Pros: Comfortable, attractive, priced reasonably.
Cons: Godawful mids that sound artificial and plastic.
This is the only pair of headphones I bought that I was never able to warm up to. The reason for this is that the mids - especially vocals - take on an unnatural, artificial and plasticky sound. They never sounded true to life and began to grate on me after short listening periods. They were OK for instrumental music, but even then, the tonality was off in the mids.
What's disappointing is that AKG dropped the K-501 and K-1000, and gave us this. The K-701/2 is nothing like AKG's previous efforts. I have the K-1000, K-340 and K-240DF, and used to have the K-501. All of those got the midrange right. I was expecting to love the K-701 as well, but like I said, the artificial tonality in the mids completely ruined them for me.

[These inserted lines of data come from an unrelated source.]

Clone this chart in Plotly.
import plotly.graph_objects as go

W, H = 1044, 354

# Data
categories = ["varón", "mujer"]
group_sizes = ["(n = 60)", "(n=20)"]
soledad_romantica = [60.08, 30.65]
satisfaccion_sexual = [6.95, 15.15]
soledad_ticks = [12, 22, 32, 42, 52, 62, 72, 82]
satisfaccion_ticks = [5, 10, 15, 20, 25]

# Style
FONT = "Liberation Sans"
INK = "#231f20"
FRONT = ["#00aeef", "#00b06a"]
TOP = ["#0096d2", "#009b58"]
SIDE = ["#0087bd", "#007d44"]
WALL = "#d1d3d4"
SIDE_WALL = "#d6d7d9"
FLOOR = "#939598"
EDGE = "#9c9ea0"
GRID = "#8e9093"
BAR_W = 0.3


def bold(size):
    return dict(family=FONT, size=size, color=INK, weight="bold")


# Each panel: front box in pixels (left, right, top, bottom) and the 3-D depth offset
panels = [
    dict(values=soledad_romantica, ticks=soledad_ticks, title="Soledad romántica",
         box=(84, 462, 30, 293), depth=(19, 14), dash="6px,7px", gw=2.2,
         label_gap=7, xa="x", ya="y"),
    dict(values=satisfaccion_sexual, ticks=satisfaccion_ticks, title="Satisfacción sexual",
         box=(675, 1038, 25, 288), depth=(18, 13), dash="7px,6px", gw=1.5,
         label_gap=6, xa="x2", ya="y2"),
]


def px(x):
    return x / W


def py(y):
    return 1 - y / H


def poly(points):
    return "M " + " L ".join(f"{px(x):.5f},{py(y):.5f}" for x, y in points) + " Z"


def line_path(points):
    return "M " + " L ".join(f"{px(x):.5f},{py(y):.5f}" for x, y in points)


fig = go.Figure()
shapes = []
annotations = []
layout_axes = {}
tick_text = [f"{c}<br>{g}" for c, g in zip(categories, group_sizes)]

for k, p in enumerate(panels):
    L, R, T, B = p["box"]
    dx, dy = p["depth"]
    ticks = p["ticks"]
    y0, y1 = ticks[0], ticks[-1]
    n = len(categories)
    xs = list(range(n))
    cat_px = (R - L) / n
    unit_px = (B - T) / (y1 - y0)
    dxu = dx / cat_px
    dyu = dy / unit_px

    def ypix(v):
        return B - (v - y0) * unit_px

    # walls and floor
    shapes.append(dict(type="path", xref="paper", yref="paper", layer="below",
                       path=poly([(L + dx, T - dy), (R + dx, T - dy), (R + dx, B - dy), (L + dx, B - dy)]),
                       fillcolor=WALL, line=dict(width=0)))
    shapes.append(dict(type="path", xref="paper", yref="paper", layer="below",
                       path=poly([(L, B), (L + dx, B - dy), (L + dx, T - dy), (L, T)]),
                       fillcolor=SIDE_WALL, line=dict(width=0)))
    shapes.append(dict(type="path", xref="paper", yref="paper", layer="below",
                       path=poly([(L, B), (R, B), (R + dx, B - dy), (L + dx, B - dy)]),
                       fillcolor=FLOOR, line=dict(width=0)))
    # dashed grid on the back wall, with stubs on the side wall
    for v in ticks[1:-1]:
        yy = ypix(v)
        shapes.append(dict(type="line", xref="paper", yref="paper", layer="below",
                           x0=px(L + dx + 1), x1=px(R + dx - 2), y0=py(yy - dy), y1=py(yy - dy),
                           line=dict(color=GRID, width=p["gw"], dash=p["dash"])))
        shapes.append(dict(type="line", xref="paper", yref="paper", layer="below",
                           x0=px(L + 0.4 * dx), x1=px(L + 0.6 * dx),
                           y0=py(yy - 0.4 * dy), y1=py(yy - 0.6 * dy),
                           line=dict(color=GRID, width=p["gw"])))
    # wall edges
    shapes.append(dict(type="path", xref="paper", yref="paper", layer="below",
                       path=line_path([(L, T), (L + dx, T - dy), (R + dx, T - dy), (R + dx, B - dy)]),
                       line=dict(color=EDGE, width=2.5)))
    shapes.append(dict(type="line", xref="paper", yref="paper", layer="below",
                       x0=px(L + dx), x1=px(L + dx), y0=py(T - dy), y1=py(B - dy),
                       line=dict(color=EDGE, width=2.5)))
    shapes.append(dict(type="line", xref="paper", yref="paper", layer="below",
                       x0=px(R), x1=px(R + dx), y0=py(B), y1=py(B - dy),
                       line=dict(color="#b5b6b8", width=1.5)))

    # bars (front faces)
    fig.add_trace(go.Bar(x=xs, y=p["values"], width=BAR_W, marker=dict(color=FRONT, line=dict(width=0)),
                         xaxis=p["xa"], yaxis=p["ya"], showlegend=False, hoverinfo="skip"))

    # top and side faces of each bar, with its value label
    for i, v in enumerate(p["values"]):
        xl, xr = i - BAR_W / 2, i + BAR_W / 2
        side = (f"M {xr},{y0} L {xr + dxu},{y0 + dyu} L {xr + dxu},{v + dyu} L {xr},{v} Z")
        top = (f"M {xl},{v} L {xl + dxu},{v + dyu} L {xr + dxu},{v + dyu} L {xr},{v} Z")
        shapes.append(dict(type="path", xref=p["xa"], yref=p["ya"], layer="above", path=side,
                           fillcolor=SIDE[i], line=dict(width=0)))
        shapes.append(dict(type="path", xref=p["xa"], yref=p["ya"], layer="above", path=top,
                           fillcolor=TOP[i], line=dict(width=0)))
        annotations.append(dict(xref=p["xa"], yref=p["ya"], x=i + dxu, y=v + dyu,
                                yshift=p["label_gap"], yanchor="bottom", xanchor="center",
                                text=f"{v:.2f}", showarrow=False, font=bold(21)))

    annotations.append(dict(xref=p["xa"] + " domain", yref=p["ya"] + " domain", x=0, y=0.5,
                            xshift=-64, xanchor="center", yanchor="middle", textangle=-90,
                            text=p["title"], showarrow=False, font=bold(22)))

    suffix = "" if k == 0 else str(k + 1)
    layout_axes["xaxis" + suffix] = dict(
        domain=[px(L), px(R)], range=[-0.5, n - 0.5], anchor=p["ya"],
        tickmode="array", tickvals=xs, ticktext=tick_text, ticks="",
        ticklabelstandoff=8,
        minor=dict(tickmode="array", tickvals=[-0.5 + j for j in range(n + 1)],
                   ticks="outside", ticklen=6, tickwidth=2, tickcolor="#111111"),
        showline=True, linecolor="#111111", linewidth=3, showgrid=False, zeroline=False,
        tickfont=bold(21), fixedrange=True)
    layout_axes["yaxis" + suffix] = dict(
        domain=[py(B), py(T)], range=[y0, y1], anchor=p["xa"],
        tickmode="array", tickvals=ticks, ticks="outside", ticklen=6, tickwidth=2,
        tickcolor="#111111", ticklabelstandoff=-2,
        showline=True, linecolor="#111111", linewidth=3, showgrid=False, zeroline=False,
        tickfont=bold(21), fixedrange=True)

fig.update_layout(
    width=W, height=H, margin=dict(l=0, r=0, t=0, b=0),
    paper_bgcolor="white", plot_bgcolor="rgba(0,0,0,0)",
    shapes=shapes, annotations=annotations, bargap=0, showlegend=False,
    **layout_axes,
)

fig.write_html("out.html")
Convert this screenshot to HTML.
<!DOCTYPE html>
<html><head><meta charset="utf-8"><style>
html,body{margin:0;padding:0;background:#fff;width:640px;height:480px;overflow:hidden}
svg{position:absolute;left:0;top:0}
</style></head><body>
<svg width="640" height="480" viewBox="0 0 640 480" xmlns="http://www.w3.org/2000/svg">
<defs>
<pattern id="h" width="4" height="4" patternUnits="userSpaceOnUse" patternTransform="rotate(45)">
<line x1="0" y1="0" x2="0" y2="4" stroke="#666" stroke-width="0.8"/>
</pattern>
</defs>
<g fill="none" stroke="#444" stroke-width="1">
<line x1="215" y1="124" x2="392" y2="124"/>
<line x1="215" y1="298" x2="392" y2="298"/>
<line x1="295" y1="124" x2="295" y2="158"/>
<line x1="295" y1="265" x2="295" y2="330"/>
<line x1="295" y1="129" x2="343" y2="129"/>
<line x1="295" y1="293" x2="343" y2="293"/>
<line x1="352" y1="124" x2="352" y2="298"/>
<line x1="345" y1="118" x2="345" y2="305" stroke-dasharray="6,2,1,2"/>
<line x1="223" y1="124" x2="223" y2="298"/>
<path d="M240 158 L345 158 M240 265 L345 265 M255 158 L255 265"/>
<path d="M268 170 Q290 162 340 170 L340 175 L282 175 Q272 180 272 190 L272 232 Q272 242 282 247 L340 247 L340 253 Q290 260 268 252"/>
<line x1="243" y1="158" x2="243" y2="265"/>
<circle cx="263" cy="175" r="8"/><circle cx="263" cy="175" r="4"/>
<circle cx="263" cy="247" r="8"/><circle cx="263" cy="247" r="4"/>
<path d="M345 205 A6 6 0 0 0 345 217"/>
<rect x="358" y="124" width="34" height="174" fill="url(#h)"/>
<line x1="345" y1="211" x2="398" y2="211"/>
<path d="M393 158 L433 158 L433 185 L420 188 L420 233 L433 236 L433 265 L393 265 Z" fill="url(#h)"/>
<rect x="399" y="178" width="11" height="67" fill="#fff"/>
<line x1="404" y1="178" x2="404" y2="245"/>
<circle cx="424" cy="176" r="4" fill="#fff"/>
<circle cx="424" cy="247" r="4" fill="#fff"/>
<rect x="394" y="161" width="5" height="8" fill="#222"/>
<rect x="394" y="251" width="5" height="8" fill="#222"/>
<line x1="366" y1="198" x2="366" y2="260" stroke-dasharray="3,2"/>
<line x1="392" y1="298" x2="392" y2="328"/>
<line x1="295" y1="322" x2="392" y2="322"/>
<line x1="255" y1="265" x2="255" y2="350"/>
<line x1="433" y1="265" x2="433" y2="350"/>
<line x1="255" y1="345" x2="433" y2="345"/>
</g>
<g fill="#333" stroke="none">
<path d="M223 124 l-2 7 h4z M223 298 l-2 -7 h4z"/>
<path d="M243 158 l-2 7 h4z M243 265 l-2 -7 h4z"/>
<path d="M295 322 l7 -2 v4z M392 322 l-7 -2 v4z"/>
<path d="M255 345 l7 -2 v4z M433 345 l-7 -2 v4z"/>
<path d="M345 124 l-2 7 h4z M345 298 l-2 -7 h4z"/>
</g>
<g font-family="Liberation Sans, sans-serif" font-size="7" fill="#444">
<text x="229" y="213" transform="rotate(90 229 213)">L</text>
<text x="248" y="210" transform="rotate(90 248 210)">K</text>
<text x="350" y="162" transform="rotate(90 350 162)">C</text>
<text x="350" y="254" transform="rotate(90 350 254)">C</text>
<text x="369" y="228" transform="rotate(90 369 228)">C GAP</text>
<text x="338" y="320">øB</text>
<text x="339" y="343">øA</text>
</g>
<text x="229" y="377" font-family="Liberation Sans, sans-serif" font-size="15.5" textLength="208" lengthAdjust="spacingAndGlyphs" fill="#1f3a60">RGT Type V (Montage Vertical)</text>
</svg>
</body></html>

Strangely, the K-601 sounds halfway decent the times I've listened to it and I remain hopeful that AKG will introduce a model that gets the mids right. They used to have some of the best mids of any manufacturer.




I haven't heard the other AKGs you mention above so can't compare ... but against Senn 650s, beyer DT880-250, the K701 are probably the most balanced WRT freq. spectrum. The HeadRoom graph seems to point to that, too.

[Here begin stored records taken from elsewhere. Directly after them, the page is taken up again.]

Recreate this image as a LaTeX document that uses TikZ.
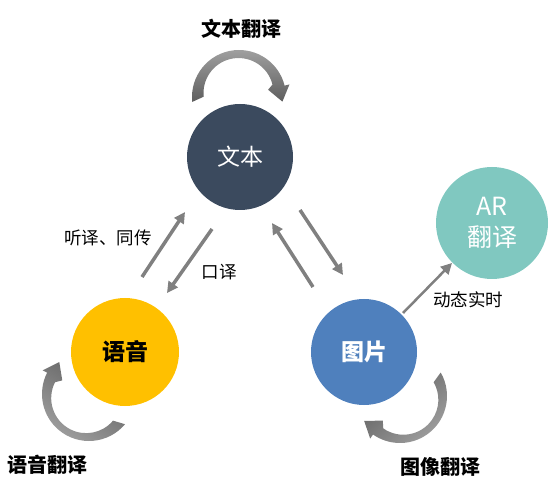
\documentclass[tikz,border=0pt]{standalone}
\usepackage{fontspec}
\setmainfont{Noto Sans CJK SC}
\usetikzlibrary{arrows.meta,calc}
\definecolor{textnavy}{HTML}{3B4A5E}
\definecolor{voiceyellow}{HTML}{FFC000}
\definecolor{imageblue}{HTML}{4F80BD}
\definecolor{arteal}{HTML}{80C8C0}
\definecolor{arrowgray}{HTML}{808080}
\definecolor{looplight}{HTML}{A2A2A2}
\definecolor{loopdark}{HTML}{5E5E5E}
\tikzset{
  ball/.style={circle,minimum size=#1,inner sep=0pt},
  thinarrow/.style={draw=arrowgray,line width=3.5pt,-{Triangle[length=11pt,width=11pt]}},
  loopshade/.style={top color=looplight,bottom color=loopdark},
  biglabel/.style={font=\fontsize{20}{24}\selectfont\bfseries},
  smalllabel/.style={font=\fontsize{17.5}{21}\selectfont}
}
\begin{document}
\begin{tikzpicture}[x=1pt,y=1pt]
                \useasboundingbox (0,0) rectangle (554,485);
                % circles
                \node[ball=106,fill=textnavy,text=white,font=\fontsize{23}{27}\selectfont] (wenben) at (240,328) {文本};
                \node[ball=108,fill=voiceyellow,text=black,font=\fontsize{23}{27}\selectfont\bfseries] (yuyin) at (125,133) {语音};
                \node[ball=106,fill=imageblue,text=white,font=\fontsize{23}{27}\selectfont\bfseries] (tupian) at (364,133) {图片};
                \node[ball=112,fill=arteal,text=white,align=center,font=\fontsize{25}{31}\selectfont] (ar) at (492,262) {AR\\翻译};
                % arrow ends
                \coordinate (a1s) at ($(yuyin)+(17,75)$);
                \coordinate (a1e) at ($(wenben)+(-55,-55)$);
                \coordinate (a2s) at ($(wenben)+(-28,-72)$);
                \coordinate (a2e) at ($(yuyin)+(42,59)$);
                \coordinate (a3s) at ($(tupian)+(-51,65)$);
                \coordinate (a3e) at ($(wenben)+(32,-66)$);
                \coordinate (a4s) at ($(wenben)+(60,-53)$);
                \coordinate (a4e) at ($(tupian)+(-21,77)$);
                \coordinate (a5s) at ($(tupian)+(39,39)$);
                \coordinate (a5e) at ($(ar)+(-40,-40)$);
                \draw[thinarrow] (a1s) -- (a1e);
                \draw[thinarrow] (a2s) -- (a2e);
                \draw[thinarrow] (a3s) -- (a3e);
                \draw[thinarrow] (a4s) -- (a4e);
                \draw[thinarrow,line width=2.5pt] (a5s) -- (a5e);
                % loops: outer arc, head, inner arc (shifted centre)
                \coordinate (c1) at ($(wenben)+(-1,60)$);
                \coordinate (c1i) at ($(c1)+(97:4)$);
                \coordinate (c2) at ($(yuyin)+(-36,-42)$);
                \coordinate (c2i) at ($(c2)+(-124:5)$);
                \coordinate (c3) at ($(tupian)+(36,-44)$);
                \coordinate (c3i) at ($(c3)+(-48:5)$);
                \shade[loopshade,shading angle=0] ($(c1)+(186:47)$) arc[start angle=186,end angle=14,radius=47]
                  -- ($(c1)+(14:52)$) -- ($(c1)+(14:41)+(-76:15)$) -- ($(c1)+(14:30)$)
                  -- ($(c1i)+(14:35)$) arc[start angle=14,end angle=186,radius=35] -- cycle;
                \shade[loopshade,shading angle=146] ($(c2)+(-40:47)$) arc[start angle=-40,end angle=-207,radius=47]
                  -- ($(c2)+(-207:52)$) -- ($(c2)+(-207:41)+(-297:15)$) -- ($(c2)+(-207:30)$)
                  -- ($(c2i)+(-207:35)$) arc[start angle=-207,end angle=-40,radius=35] -- cycle;
                \shade[loopshade,shading angle=221] ($(c3)+(30:47)$) arc[start angle=30,end angle=-125,radius=47]
                  -- ($(c3)+(-125:52)$) -- ($(c3)+(-125:41)+(-215:15)$) -- ($(c3)+(-125:30)$)
                  -- ($(c3i)+(-125:35)$) arc[start angle=-125,end angle=30,radius=35] -- cycle;
                % labels
                \node[biglabel] (wbfy) at (241,456) {文本翻译};
                \node[biglabel] (yyfy) at (47,20) {语音翻译};
                \node[biglabel] (txfy) at (440,18) {图像翻译};
                \node[smalllabel] (tyct) at (108,247) {听译、同传};
                \node[smalllabel] (ky) at (219,213) {口译};
                \node[smalllabel] (dtss) at (468,185) {动态实时};
\end{tikzpicture}
\end{document}
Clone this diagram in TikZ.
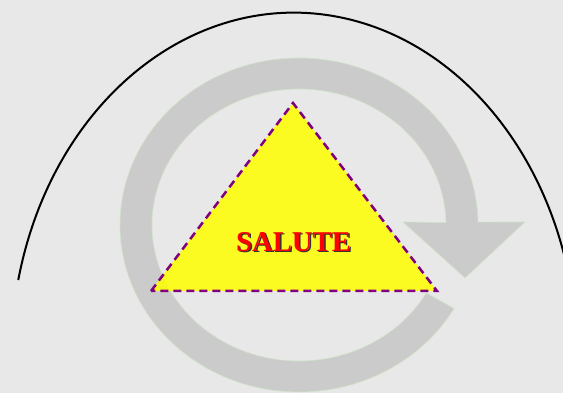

BTW, the SQ -- at current 160hrs -- continues to improve, but not as dramatically. (Now if I can work the same magic with my Grado 350i's, which I similarly gave up on a few dozen hrs after new (like 701s ... literally sat idle for years, until I (finally) heard about the extended burn-in time ....)

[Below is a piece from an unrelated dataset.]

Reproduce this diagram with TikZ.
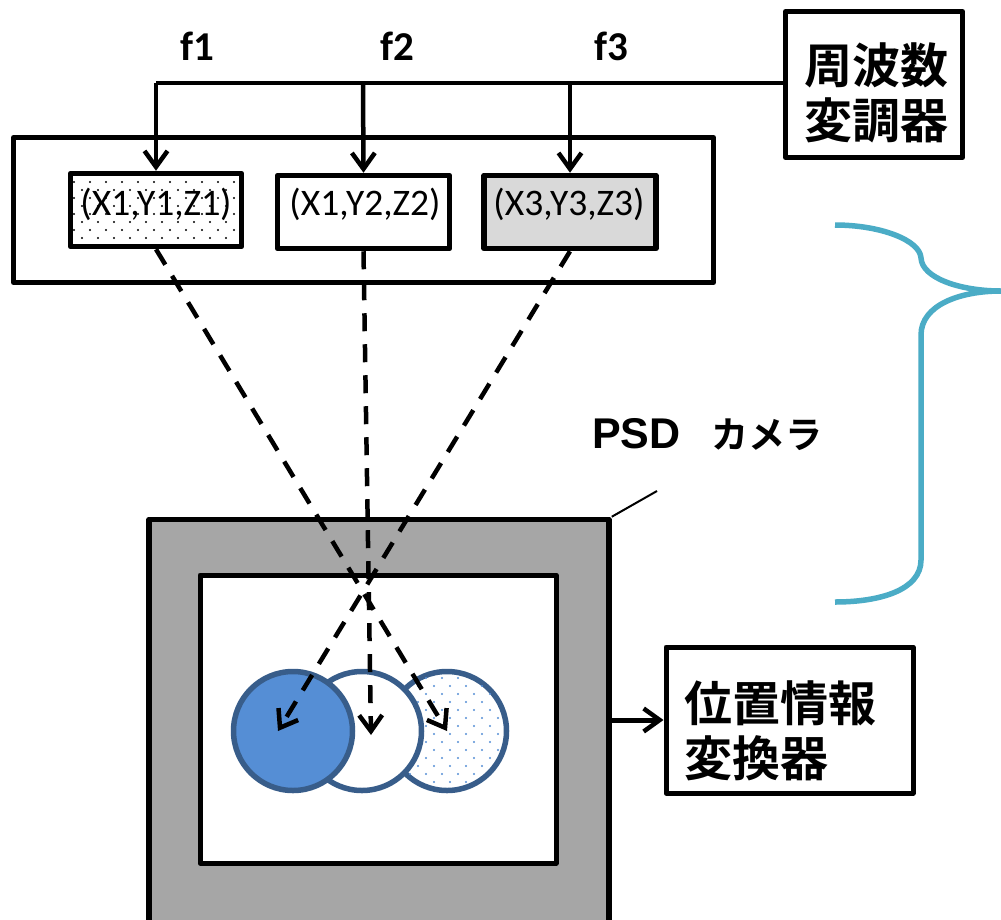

Does not matter what amplifier you are going to use this with, how long you are going to burn in for or what choice of music you are going to listen they are going to sound awful, plasticky, unnatural, shallow, uninspiring. I’ve listened AKG’s on 800€ valve amp, desktop amp, straight from PC, listen brand new 50 and 5000 hours run in headphones, death metal and classic and all their sound is not acceptable. Good look thought it that’s matter to you.